My air filter looks good. I have not checked the tire pressure lately - I suspect I need air as the temps are a lot colder than before. I have new copper tipped plugs waiting to go in. Is there a sign that the plugs are bad by just observing the car behavior?
 
In the fall (when I bought it) i was getting about 28mpg with a mix of highway and city (70% highway maybe). Right now with winter gas and winter tires and BRUTALLY cold temps here and all short trips, just based on the gauge, I have gone about 185km and the needle is at half a tank! Yikes.

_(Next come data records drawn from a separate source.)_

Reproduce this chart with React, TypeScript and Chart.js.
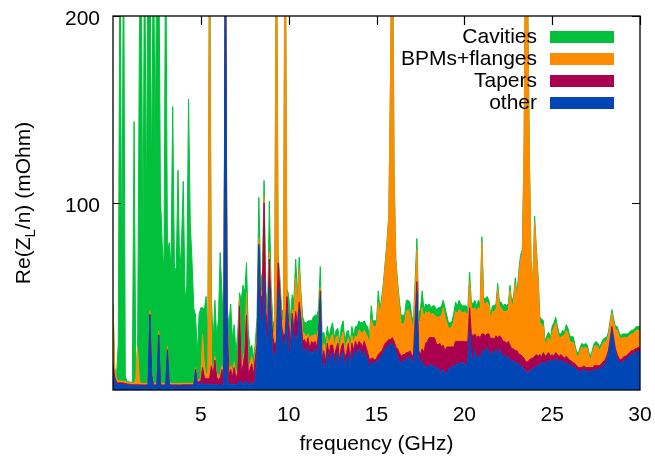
import { useEffect, useRef } from "react";
import { Chart, registerables } from "chart.js";

Chart.register(...registerables);

// Re(Z_L/n) contributions (mOhm), sampled every 0.1 GHz from 0 to 30 GHz
const OTHER = [
  10, 5, 3.5, 3, 3, 3, 3, 2.8, 2.6, 2.5,
  2.4, 2.3, 2.3, 2.3, 2.3, 2.3, 2.2, 2.2, 2.2, 2.2,
  2.2, 40, 8, 2.2, 2.2, 2.2, 29, 3, 2.2, 2.2,
  2.2, 21, 2.5, 2.2, 2.2, 2.2, 2.2, 2.2, 2.2, 2.2,
  2.2, 2.2, 2.2, 2.2, 2.2, 2.2, 2.2, 10, 3, 3,
  3, 4, 3, 3, 3, 3, 3, 3, 3, 3,
  2.5, 2.5, 3, 2.5, 250, 6, 3, 3, 3, 3,
  3, 3, 5, 4, 3, 4, 5, 3, 3, 4,
  3, 5, 20, 77, 40, 30, 60, 30, 22, 55,
  35, 20, 18, 20, 55, 45, 28, 24, 25, 42,
  20, 20, 38, 22, 30, 25, 43, 30, 20, 22,
  20, 23, 18, 21, 19, 22, 18, 24, 49, 12,
  15, 10, 20, 14, 18, 20, 13, 17, 20, 12,
  18, 20, 12, 16, 19, 12, 20, 15, 22, 18,
  22, 20, 17, 21, 18, 16, 12, 14, 15, 14,
  15, 16, 17, 18, 20, 22, 23, 24, 24, 25,
  23, 20, 18, 15, 14, 16, 15, 17, 16, 18,
  15, 14, 30, 52, 17, 14, 16, 12, 13, 12,
  13, 14, 12, 13, 11, 12, 10, 9, 11, 9,
  9, 11, 12, 13, 12, 14, 13, 15, 14, 15,
  14, 13, 16, 32, 18, 16, 22, 15, 19, 16,
  20, 22, 19, 23, 20, 18, 21, 19, 22, 18,
  22, 20, 17, 19, 16, 18, 16, 15, 16, 14,
  15, 13, 13, 12, 11, 10, 9, 10, 11, 11,
  12, 13, 13, 14, 14, 15, 14, 15, 16, 15,
  16, 15, 17, 16, 15, 16, 15, 14, 15, 14,
  13, 13, 12, 12, 11, 10, 10, 10, 11, 10,
  10, 10, 10, 10, 11, 11, 11, 11, 12, 13,
  14, 16, 19, 25, 32, 26, 20, 17, 15, 14,
  15, 16, 16, 17, 18, 19, 19, 20, 20, 21,
  20,
];

const TAPERS = [
  4, 2, 1, 0.8, 0.8, 0.8, 0.7, 0.7, 0.6, 0.6,
  0.5, 0.5, 0.5, 0.5, 0.5, 0.5, 0.5, 0.5, 0.5, 0.5,
  0.5, 0.5, 0.5, 0.5, 0.5, 0.5, 0.5, 0.5, 0.5, 0.5,
  0.5, 0.5, 0.5, 0.5, 0.5, 0.5, 0.5, 0.5, 0.5, 0.5,
  0.6, 0.6, 0.6, 0.6, 0.6, 0.6, 0.6, 1, 1, 1.5,
  2, 8, 4, 3, 3, 3, 10, 5, 13, 4,
  3, 4, 8, 3, 2, 32, 5, 8, 4, 9,
  3, 6, 40, 6, 10, 15, 35, 6, 8, 10,
  5, 12, 5, 1, 10, 20, 40, 12, 10, 15,
  8, 8, 6, 6, 13, 8, 6, 5, 5, 8,
  16, 5, 3, 10, 12, 10, 4, 8, 6, 5,
  4, 5, 4, 5, 6, 4, 5, 6, 4, 4,
  6, 5, 5, 5, 6, 4, 5, 5, 5, 4,
  5, 5, 5, 4, 6, 4, 5, 6, 4, 5,
  4, 5, 6, 5, 5, 4, 4, 3, 2, 2,
  2, 3, 3, 3, 3, 3, 3, 3, 3, 3,
  3, 3, 4, 5, 4, 3, 4, 3, 4, 3,
  4, 4, 8, 6, 4, 5, 6, 8, 12, 14,
  15, 14, 16, 15, 14, 12, 15, 14, 13, 12,
  14, 12, 11, 10, 11, 12, 13, 11, 12, 11,
  12, 13, 10, 12, 12, 13, 8, 13, 10, 12,
  10, 8, 10, 7, 10, 9, 7, 8, 7, 10,
  7, 8, 9, 7, 9, 8, 8, 7, 6, 7,
  6, 6, 6, 6, 6, 5, 6, 6, 6, 6,
  6, 6, 5, 5, 4, 5, 4, 4, 4, 3,
  3, 3, 3, 3, 3, 3, 3, 3, 3, 3,
  3, 2.5, 2.5, 2, 2, 2, 2, 2, 2, 2,
  2, 2, 2, 2, 2, 2, 2, 2, 2, 2,
  2, 2, 2, 2, 2, 2, 2, 2, 2, 2,
  2, 2, 2, 2, 2, 2, 2, 2, 2, 2,
  2,
];

const BPMS = [
  30, 4, 1.5, 1, 1, 1, 1, 1, 0.8, 0.8,
  0.8, 0.8, 0.8, 3, 20, 2, 0.8, 0.8, 0.8, 0.8,
  0.8, 2, 1, 0.8, 0.8, 0.8, 2, 0.8, 0.8, 0.8,
  0.8, 2, 0.8, 0.8, 0.8, 0.8, 0.8, 0.8, 0.8, 0.8,
  0.8, 0.8, 0.8, 0.8, 0.8, 0.8, 0.8, 1, 1, 1,
  1, 18, 6, 2, 3, 250, 2, 2, 2, 2,
  2, 2, 2, 2, 1, 2, 3, 2, 2, 3,
  2, 3, 4, 3, 3, 3, 12, 3, 3, 4,
  3, 4, 4, 3, 3, 3, 3, 3, 3, 4,
  4, 3, 5, 250, 2, 3, 3, 8, 250, 2,
  2, 5, 2, 8, 18, 10, 18, 10, 5, 3,
  4, 2, 5, 3, 4, 4, 5, 3, 2, 6,
  4, 5, 4, 5, 4, 6, 5, 6, 4, 4,
  5, 6, 4, 5, 3, 5, 4, 4, 3, 5,
  6, 6, 7, 6, 7, 8, 8, 21, 17, 18,
  17, 28, 20, 26, 33, 42, 52, 65, 140, 250,
  90, 45, 33, 24, 18, 16, 17, 22, 23, 20,
  17, 14, 15, 17, 15, 18, 22, 18, 17, 15,
  14, 12, 13, 12, 14, 15, 14, 17, 20, 18,
  13, 10, 10, 11, 14, 16, 15, 17, 16, 15,
  16, 15, 14, 14, 14, 14, 14, 14, 15, 15,
  49, 16, 17, 17, 15, 10, 14, 15, 14, 26,
  15, 16, 16, 16, 17, 17, 29, 22, 25, 36,
  27, 42, 50, 55, 110, 250, 200, 110, 50, 38,
  72, 55, 40, 17, 17, 14, 6, 7, 8, 7,
  12, 15, 16, 12, 10, 9, 11, 12, 14, 13,
  10, 10, 11, 8, 5, 6, 9, 11, 9, 11,
  10, 6, 4, 8, 10, 11, 10, 8, 9, 10,
  10, 8, 8, 8, 7, 8, 10, 13, 12, 11,
  11, 10, 10, 9, 9, 9, 9, 9, 10, 9,
  10,
];

const CAVITIES = [
  2, 1, 1, 20, 250, 40, 250, 3, 0.5, 0.5,
  0.5, 0.5, 140, 0.5, 0.5, 180, 250, 60, 250, 90,
  250, 200, 100, 250, 120, 250, 220, 100, 75, 60,
  250, 50, 75, 62, 148, 60, 62, 114, 58, 75,
  108, 45, 52, 152, 85, 65, 40, 28, 14, 35,
  38, 14, 30, 42, 20, 2, 35, 15, 30, 20,
  30, 65, 40, 20, 1, 3, 24, 33, 18, 20,
  12, 18, 3, 35, 40, 30, 16, 20, 8, 6,
  6, 4, 10, 22, 10, 5, 9, 8, 6, 27,
  8, 6, 6, 2, 2, 4, 6, 5, 2, 2,
  13, 8, 8, 8, 10, 5, 6, 4, 8, 6,
  8, 7, 10, 8, 10, 10, 12, 10, 11, 8,
  6, 6, 5, 4, 5, 6, 5, 4, 4, 6,
  6, 6, 5, 6, 4, 4, 5, 4, 5, 6,
  5, 5, 6, 5, 5, 6, 4, 7, 3, 3,
  3, 6, 3, 3, 2, 2, 2, 2, 2, 2,
  2, 2, 3, 4, 4, 5, 4, 6, 5, 6,
  4, 4, 6, 6, 5, 6, 9, 5, 4, 4,
  4, 4, 4, 5, 4, 5, 5, 5, 4, 5,
  4, 3, 3, 3, 4, 5, 4, 5, 4, 4,
  3, 4, 4, 5, 3, 3, 4, 3, 4, 3,
  3, 3, 3, 3, 3, 3, 3, 3, 3, 3,
  3, 3, 3, 4, 3, 3, 3, 3, 3, 3,
  3, 3, 3, 2, 2, 2, 2, 2, 2, 2,
  3, 2, 3, 3, 3, 3, 2, 3, 3, 3,
  3, 3, 3, 3, 2, 2, 3, 2, 3, 3,
  3, 3, 3, 2, 2, 2, 2, 2, 2, 2,
  2, 2, 2, 2, 2, 2, 2, 2, 2, 2,
  2, 2, 2, 2, 2, 2, 2, 2, 2, 2,
  2, 2, 2, 2, 2, 2, 2, 2, 2, 2,
  2,
];

const FREQ_STEP_GHZ = 0.1;
const FREQ = OTHER.map((_, i) => Math.round(i * FREQ_STEP_GHZ * 10) / 10);

const X_TICKS = [5, 10, 15, 20, 25, 30];
const Y_TICKS = [100, 200];

const COLOR_CAV = "#00c03c";
const COLOR_BPM = "#ff8c00";
const COLOR_TAP = "#aa0050";
const COLOR_OTH = "#0046b4";

const LEGEND = [
  { label: "Cavities", color: COLOR_CAV },
  { label: "BPMs+flanges", color: COLOR_BPM },
  { label: "Tapers", color: COLOR_TAP },
  { label: "other", color: COLOR_OTH },
];

const FONT = '"Liberation Sans", Arial, Helvetica, sans-serif';

export default function App() {
  const canvasRef = useRef<HTMLCanvasElement | null>(null);

  useEffect(() => {
    const canvas = canvasRef.current;
    if (!canvas) return;

    const pts = (vals: number[]) => vals.map((y, i) => ({ x: FREQ[i], y }));

    const gnuplotDecor = {
      id: "gnuplotDecor",
      afterDraw(chart: any) {
        const ctx = chart.ctx as CanvasRenderingContext2D;
        const a = chart.chartArea;
        const xs = chart.scales.x;
        const ys = chart.scales.y;
        ctx.save();

        // frame
        ctx.strokeStyle = "#000";
        ctx.lineWidth = 1.3;
        ctx.strokeRect(a.left, a.top, a.right - a.left, a.bottom - a.top);

        // inward tick marks (top and sides)
        ctx.lineWidth = 1.2;
        ctx.beginPath();
        X_TICKS.forEach((v) => {
          const px = Math.round(xs.getPixelForValue(v)) + 0.5;
          ctx.moveTo(px, a.top);
          ctx.lineTo(px, a.top + 9);
        });
        Y_TICKS.forEach((v) => {
          const py = Math.round(ys.getPixelForValue(v)) + 0.5;
          ctx.moveTo(a.left, py);
          ctx.lineTo(a.left + 8, py);
          ctx.moveTo(a.right, py);
          ctx.lineTo(a.right - 8, py);
        });
        ctx.stroke();

        // tick labels
        ctx.fillStyle = "#000";
        ctx.font = `21px ${FONT}`;
        ctx.textBaseline = "alphabetic";
        ctx.textAlign = "center";
        X_TICKS.forEach((v) => {
          ctx.fillText(String(v), xs.getPixelForValue(v), a.bottom + 31);
        });
        ctx.textAlign = "right";
        Y_TICKS.forEach((v) => {
          ctx.fillText(String(v), a.left - 13, ys.getPixelForValue(v) + 9);
        });

        // x title
        ctx.textAlign = "center";
        ctx.fillText("frequency (GHz)", (a.left + a.right) / 2, a.bottom + 60);

        // y title with subscript
        const p1 = "Re(Z";
        const sub = "L";
        const p2 = "/n) (mOhm)";
        ctx.font = `21px ${FONT}`;
        const w1 = ctx.measureText(p1).width;
        const w3 = ctx.measureText(p2).width;
        ctx.font = `15px ${FONT}`;
        const w2 = ctx.measureText(sub).width;
        const total = w1 + w2 + w3;
        ctx.translate(30, (a.top + a.bottom) / 2);
        ctx.rotate(-Math.PI / 2);
        ctx.textAlign = "left";
        let x0 = -total / 2;
        ctx.font = `21px ${FONT}`;
        ctx.fillText(p1, x0, 0);
        x0 += w1;
        ctx.font = `15px ${FONT}`;
        ctx.fillText(sub, x0, 5);
        x0 += w2;
        ctx.font = `21px ${FONT}`;
        ctx.fillText(p2, x0, 0);
        ctx.setTransform(1, 0, 0, 1, 0, 0);

        // legend
        ctx.font = `21px ${FONT}`;
        ctx.textAlign = "right";
        LEGEND.forEach((item, i) => {
          const base = a.top + 27 + i * 22;
          ctx.fillStyle = "#000";
          ctx.fillText(item.label, a.right - 103, base);
          ctx.fillStyle = item.color;
          ctx.fillRect(a.right - 90, base - 12, 64, 12);
        });

        ctx.restore();
      },
    };

    const chart = new Chart(canvas, {
      type: "line",
      data: {
        datasets: [
          {
            label: "other",
            data: pts(OTHER),
            borderColor: COLOR_OTH,
            backgroundColor: COLOR_OTH,
            fill: "origin",
          },
          {
            label: "Tapers",
            data: pts(TAPERS),
            borderColor: COLOR_TAP,
            backgroundColor: COLOR_TAP,
            fill: "-1",
          },
          {
            label: "BPMs+flanges",
            data: pts(BPMS),
            borderColor: COLOR_BPM,
            backgroundColor: COLOR_BPM,
            fill: "-1",
          },
          {
            label: "Cavities",
            data: pts(CAVITIES),
            borderColor: COLOR_CAV,
            backgroundColor: COLOR_CAV,
            fill: "-1",
          },
        ],
      },
      options: {
        responsive: false,
        maintainAspectRatio: false,
        devicePixelRatio: 1,
        animation: false,
        events: [],
        layout: { padding: { left: 113, right: 15, top: 16, bottom: 70 } },
        elements: {
          point: { radius: 0, hoverRadius: 0 },
          line: { borderWidth: 1, tension: 0 },
        },
        scales: {
          x: { type: "linear", min: 0, max: 30, display: false },
          y: { min: 0, max: 200, stacked: true, display: false },
        },
        plugins: {
          legend: { display: false },
          tooltip: { enabled: false },
        },
      },
      plugins: [gnuplotDecor],
    });

    return () => chart.destroy();
  }, []);

  return (
    <div style={{ position: "absolute", left: 0, top: 0, width: 655, height: 460, background: "#fff" }}>
      <canvas ref={canvasRef} width={655} height={460} style={{ display: "block" }} />
    </div>
  );
}
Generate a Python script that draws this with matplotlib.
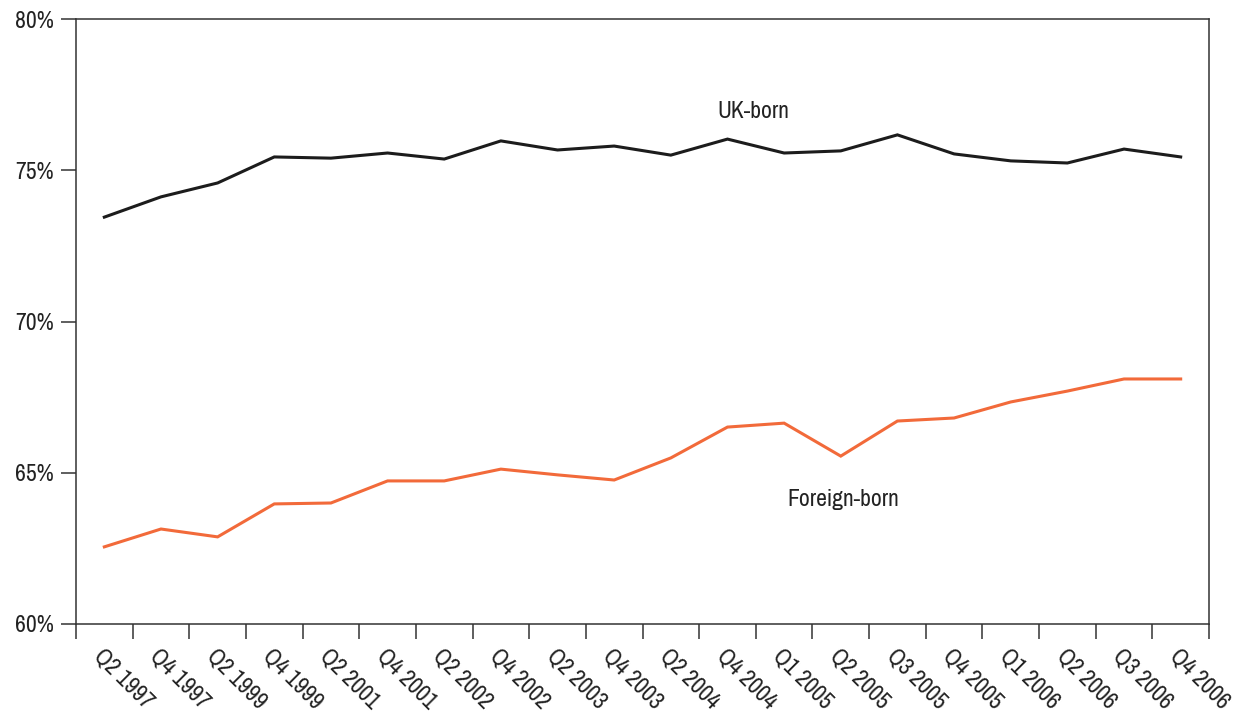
import matplotlib
matplotlib.use("Agg")
import matplotlib.pyplot as plt
from matplotlib.ticker import FixedLocator, PercentFormatter

plt.rcParams['font.family'] = ['Archivo Narrow', 'Roboto Condensed', 'DejaVu Sans']

# Data
quarters = ['Q2 1997', 'Q4 1997', 'Q2 1999', 'Q4 1999', 'Q2 2001', 'Q4 2001',
            'Q2 2002', 'Q4 2002', 'Q2 2003', 'Q4 2003', 'Q2 2004', 'Q4 2004',
            'Q1 2005', 'Q2 2005', 'Q3 2005', 'Q4 2005', 'Q1 2006', 'Q2 2006',
            'Q3 2006', 'Q4 2006']
uk_born = [73.45, 74.12, 74.58, 75.44, 75.40, 75.57, 75.37, 75.97, 75.67, 75.80,
           75.50, 76.03, 75.57, 75.64, 76.17, 75.54, 75.31, 75.24, 75.70, 75.44]
foreign_born = [62.55, 63.14, 62.88, 63.97, 64.00, 64.73, 64.73, 65.12, 64.93, 64.76,
                65.49, 66.51, 66.64, 65.55, 66.71, 66.81, 67.34, 67.70, 68.10, 68.10]
y_ticks = [60, 65, 70, 75, 80]

text_col = '#222222'
spine_col = '#333333'

fig = plt.figure(figsize=(12.41, 7.18), dpi=100)
ax = fig.add_axes([76 / 1241, 1 - 624 / 718, (1209 - 76) / 1241, (624 - 19) / 718])

x = list(range(len(quarters)))
ax.plot(x, uk_born, color='#1c1c1c', lw=2.2, solid_joinstyle='miter')
ax.plot(x, foreign_born, color='#f26a3a', lw=2.2, solid_joinstyle='miter')

ax.set_xlim(-0.5, len(quarters) - 0.5)
ax.set_ylim(60, 80)

ax.set_yticks(y_ticks)
ax.yaxis.set_major_formatter(PercentFormatter(decimals=0))
ax.tick_params(axis='y', length=11, width=1.1, color=spine_col, labelsize=17,
               labelcolor=text_col, pad=5)

ax.set_xticks(x)
ax.set_xticklabels(quarters, rotation=-45, ha='left', va='top', rotation_mode='anchor')
ax.xaxis.set_minor_locator(FixedLocator([i - 0.5 for i in range(len(quarters) + 1)]))
ax.tick_params(axis='x', which='major', length=0, labelsize=17, labelcolor=text_col, pad=15)
ax.tick_params(axis='x', which='minor', length=11, width=1.1, color=spine_col)

for side in ['left', 'right', 'top', 'bottom']:
    ax.spines[side].set_color(spine_col)
    ax.spines[side].set_linewidth(1.1)

ax.text(11.45, 76.95, 'UK-born', ha='center', va='center', fontsize=17, color=text_col)
ax.text(13.05, 64.1, 'Foreign-born', ha='center', va='center', fontsize=17, color=text_col)

fig.savefig('out.png', dpi=100)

My air filter looks good. I have not checked the tire pressure lately - I suspect I need air as the temps are a lot colder than before. I have new copper tipped plugs waiting to go in. Is there a sign that the plugs are bad by just observing the car behavior?

Make sure you check tire pressures, it is critical for consumption.

I concur with big_dill, check the EGR valve and see if it needs cleaning.

It is a pain to remove, but just 2 bolts after the intake is off. There is a shaft with a valve inside that should be moving smoothly, if it doesn't, then the EGR is bad. It is right under your throttle body.
 
Make sure you check tire pressures, it is critical for consumption.



It is a pain to remove, but just 2 bolts after the intake is off. There is a shaft with a valve inside that should be moving smoothly, if it doesn't, then the EGR is bad. It is right under your throttle body.

Yeeeeah, to me that is greek lol.

What would it cost to get mazda to check it out and/or replace?
 
I would never go to the stealership. But its simple enough to trust a local mechanic IMO (if you can't do it yourself.

Here is a guide on how to do this: http://www.mazdas247.com/forum/show...o-EGR-Removal-and-Cleaning-for-Rough-Idle-Fix

This guide and the whole thread are awesome but doing this recently, I cannot stress enough how bad the screws are. The bolts are taken out easily enough with a tiny ratchet and shallow socket but the screws... They wanted to strip without any pressure at all. We had to take a torch to them and pull them out with pliers.